• WORKING DATA:
######

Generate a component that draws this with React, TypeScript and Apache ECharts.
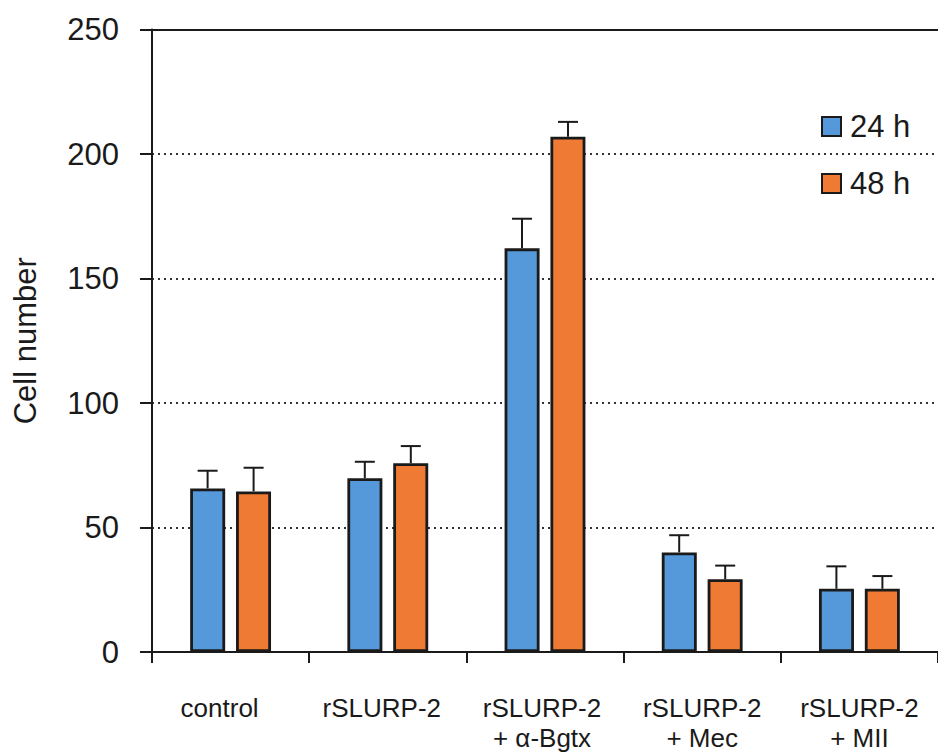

######

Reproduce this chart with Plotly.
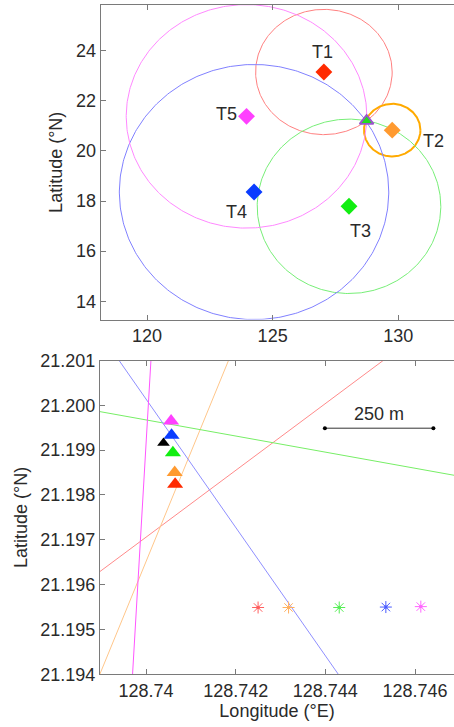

######

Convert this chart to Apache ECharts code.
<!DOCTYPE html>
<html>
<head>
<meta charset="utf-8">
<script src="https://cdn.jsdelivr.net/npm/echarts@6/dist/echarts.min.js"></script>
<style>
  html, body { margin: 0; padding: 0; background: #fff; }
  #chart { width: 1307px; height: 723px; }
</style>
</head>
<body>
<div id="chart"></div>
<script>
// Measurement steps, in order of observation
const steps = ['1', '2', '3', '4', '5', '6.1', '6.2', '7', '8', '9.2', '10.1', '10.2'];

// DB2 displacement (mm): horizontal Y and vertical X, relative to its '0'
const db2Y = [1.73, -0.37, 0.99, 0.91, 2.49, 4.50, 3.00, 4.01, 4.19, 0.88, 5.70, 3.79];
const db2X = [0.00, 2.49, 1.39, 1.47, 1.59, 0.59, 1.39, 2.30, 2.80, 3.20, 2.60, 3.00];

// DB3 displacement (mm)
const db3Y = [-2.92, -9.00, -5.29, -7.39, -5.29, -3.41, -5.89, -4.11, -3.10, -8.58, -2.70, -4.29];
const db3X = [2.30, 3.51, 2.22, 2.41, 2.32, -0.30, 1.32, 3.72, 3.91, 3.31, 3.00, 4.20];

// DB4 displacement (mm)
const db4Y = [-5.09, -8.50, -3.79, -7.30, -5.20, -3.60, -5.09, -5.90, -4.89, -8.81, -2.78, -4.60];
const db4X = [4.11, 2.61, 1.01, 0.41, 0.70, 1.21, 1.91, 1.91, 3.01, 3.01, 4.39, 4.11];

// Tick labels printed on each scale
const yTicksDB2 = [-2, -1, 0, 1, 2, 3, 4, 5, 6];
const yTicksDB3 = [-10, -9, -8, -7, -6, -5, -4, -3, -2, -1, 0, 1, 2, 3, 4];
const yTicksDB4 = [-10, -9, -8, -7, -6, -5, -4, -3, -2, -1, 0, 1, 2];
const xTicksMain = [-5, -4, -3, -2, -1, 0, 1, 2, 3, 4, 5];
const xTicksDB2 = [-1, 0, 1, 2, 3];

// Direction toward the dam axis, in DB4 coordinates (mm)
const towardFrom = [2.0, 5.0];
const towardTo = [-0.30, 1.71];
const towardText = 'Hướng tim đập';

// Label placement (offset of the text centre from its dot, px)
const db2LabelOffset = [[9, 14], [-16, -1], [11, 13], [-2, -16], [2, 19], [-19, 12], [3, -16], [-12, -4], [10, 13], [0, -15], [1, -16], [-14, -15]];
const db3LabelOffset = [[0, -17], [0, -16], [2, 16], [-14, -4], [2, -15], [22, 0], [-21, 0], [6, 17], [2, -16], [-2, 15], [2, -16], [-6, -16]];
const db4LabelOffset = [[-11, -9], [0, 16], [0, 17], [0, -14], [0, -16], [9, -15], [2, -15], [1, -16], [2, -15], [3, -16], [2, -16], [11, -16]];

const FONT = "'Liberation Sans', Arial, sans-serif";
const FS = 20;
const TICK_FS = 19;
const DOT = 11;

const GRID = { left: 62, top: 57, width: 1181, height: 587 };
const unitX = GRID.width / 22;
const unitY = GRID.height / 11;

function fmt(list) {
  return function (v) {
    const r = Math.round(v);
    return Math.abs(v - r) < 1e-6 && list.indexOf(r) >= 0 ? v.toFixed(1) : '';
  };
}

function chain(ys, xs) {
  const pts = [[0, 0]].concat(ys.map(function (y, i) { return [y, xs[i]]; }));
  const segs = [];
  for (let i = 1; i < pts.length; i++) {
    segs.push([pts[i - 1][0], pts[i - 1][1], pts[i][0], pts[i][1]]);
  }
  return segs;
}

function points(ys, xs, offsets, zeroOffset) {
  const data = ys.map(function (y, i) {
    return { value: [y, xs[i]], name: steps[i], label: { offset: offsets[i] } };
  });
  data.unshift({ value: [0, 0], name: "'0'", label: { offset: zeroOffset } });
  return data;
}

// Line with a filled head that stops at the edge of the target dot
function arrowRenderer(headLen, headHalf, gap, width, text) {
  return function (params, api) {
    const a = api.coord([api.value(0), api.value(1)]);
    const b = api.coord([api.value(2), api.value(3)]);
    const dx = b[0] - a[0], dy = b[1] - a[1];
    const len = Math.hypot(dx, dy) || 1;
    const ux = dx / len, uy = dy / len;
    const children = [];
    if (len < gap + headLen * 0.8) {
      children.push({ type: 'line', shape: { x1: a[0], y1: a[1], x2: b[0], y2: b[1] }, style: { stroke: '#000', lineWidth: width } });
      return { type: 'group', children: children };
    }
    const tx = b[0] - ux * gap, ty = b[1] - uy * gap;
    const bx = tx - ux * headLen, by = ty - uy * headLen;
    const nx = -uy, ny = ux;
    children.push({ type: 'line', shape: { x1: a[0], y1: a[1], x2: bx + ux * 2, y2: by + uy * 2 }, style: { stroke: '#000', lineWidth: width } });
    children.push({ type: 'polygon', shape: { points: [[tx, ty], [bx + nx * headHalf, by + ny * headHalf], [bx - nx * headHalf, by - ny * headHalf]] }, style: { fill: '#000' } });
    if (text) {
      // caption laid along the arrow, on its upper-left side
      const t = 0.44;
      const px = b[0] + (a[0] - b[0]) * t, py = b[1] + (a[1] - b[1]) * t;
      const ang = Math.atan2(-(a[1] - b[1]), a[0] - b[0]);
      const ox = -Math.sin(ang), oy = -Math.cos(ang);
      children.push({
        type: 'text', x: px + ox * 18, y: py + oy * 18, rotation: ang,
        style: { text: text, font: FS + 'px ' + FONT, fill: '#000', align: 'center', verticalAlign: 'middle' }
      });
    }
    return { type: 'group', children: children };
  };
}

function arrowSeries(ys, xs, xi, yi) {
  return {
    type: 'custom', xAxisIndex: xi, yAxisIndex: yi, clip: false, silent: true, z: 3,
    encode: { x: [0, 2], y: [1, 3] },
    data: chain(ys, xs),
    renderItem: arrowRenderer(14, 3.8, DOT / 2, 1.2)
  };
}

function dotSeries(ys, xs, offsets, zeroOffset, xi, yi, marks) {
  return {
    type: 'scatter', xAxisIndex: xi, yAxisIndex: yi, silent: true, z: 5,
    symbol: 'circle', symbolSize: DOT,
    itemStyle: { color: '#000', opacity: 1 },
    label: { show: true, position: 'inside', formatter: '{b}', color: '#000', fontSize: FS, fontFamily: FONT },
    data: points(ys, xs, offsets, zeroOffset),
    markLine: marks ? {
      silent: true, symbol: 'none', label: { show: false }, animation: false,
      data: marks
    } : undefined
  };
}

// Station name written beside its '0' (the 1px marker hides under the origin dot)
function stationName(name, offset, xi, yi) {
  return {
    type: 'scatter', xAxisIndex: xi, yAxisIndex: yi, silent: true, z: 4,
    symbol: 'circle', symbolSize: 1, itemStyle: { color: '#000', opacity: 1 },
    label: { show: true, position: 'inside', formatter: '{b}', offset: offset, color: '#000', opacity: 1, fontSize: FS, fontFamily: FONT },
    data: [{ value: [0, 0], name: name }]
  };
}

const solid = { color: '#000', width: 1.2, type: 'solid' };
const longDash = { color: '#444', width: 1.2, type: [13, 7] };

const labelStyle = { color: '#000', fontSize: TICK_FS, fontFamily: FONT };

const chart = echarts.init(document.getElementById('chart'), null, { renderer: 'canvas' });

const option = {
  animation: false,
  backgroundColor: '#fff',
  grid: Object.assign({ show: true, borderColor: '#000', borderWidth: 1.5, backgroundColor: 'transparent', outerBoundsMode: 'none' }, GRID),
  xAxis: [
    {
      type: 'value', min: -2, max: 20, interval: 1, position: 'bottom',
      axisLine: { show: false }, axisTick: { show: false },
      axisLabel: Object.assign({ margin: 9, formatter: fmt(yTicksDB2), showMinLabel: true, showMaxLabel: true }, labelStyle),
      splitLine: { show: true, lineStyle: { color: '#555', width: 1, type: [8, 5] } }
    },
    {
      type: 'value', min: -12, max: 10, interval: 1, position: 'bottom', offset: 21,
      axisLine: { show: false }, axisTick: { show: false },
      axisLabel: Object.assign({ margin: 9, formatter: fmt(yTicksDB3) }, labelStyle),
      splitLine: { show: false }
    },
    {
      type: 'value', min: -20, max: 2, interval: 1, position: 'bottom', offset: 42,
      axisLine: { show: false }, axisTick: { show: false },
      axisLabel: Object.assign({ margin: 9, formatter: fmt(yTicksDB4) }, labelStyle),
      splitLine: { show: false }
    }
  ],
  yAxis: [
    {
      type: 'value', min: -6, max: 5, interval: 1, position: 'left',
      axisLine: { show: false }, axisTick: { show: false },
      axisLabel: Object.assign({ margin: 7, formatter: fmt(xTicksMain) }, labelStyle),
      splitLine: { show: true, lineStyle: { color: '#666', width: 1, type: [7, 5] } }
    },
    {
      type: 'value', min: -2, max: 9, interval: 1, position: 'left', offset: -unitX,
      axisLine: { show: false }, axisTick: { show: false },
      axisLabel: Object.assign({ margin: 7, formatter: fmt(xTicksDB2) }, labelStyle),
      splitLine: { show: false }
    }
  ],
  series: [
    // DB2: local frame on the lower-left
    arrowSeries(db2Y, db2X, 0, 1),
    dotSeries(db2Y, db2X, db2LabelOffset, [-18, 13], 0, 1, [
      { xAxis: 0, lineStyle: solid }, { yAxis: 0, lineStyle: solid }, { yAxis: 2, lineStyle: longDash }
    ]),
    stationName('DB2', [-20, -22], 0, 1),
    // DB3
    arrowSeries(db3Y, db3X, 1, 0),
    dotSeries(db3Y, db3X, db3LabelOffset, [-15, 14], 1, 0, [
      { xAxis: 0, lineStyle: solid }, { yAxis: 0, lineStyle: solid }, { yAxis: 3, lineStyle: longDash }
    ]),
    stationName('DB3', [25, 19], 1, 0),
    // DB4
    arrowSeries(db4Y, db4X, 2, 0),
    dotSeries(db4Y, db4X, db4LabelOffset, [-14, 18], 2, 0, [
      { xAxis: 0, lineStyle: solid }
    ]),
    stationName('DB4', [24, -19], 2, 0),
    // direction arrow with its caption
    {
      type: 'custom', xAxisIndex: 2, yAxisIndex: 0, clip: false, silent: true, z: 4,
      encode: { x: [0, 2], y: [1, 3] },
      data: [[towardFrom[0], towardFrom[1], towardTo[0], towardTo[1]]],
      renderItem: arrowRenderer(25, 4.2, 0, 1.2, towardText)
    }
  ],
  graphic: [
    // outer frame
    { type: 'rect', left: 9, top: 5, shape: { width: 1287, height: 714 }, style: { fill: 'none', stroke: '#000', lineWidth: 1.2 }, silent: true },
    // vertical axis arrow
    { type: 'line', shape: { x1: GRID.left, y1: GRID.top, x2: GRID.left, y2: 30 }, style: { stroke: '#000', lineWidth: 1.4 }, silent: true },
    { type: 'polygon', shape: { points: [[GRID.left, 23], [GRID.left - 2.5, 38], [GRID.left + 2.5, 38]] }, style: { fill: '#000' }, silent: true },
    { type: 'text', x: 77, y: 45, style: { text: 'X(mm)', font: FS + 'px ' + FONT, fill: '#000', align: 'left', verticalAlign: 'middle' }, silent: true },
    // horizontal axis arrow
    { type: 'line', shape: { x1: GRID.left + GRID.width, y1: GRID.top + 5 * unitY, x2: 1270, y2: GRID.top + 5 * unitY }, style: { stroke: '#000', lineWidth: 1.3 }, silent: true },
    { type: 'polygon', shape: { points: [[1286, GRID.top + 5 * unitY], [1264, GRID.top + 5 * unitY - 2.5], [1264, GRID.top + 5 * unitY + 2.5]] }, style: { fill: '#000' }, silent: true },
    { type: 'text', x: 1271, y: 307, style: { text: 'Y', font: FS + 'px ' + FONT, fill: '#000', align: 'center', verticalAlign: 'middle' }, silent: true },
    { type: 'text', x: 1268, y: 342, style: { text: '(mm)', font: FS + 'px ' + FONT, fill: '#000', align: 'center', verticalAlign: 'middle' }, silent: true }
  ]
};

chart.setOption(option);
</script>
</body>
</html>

######

• WHAT IS NEEDED: Output the lines of the records above exactly as they appear, from the line containing "Convert this chart to Apache ECharts code." through the line containing "3.20, 2.60, 3.00];".

• SOLUTION TO THIS EXERCISE:
Convert this chart to Apache ECharts code.
<!DOCTYPE html>
<html>
<head>
<meta charset="utf-8">
<script src="https://cdn.jsdelivr.net/npm/echarts@6/dist/echarts.min.js"></script>
<style>
  html, body { margin: 0; padding: 0; background: #fff; }
  #chart { width: 1307px; height: 723px; }
</style>
</head>
<body>
<div id="chart"></div>
<script>
// Measurement steps, in order of observation
const steps = ['1', '2', '3', '4', '5', '6.1', '6.2', '7', '8', '9.2', '10.1', '10.2'];

// DB2 displacement (mm): horizontal Y and vertical X, relative to its '0'
const db2Y = [1.73, -0.37, 0.99, 0.91, 2.49, 4.50, 3.00, 4.01, 4.19, 0.88, 5.70, 3.79];
const db2X = [0.00, 2.49, 1.39, 1.47, 1.59, 0.59, 1.39, 2.30, 2.80, 3.20, 2.60, 3.00];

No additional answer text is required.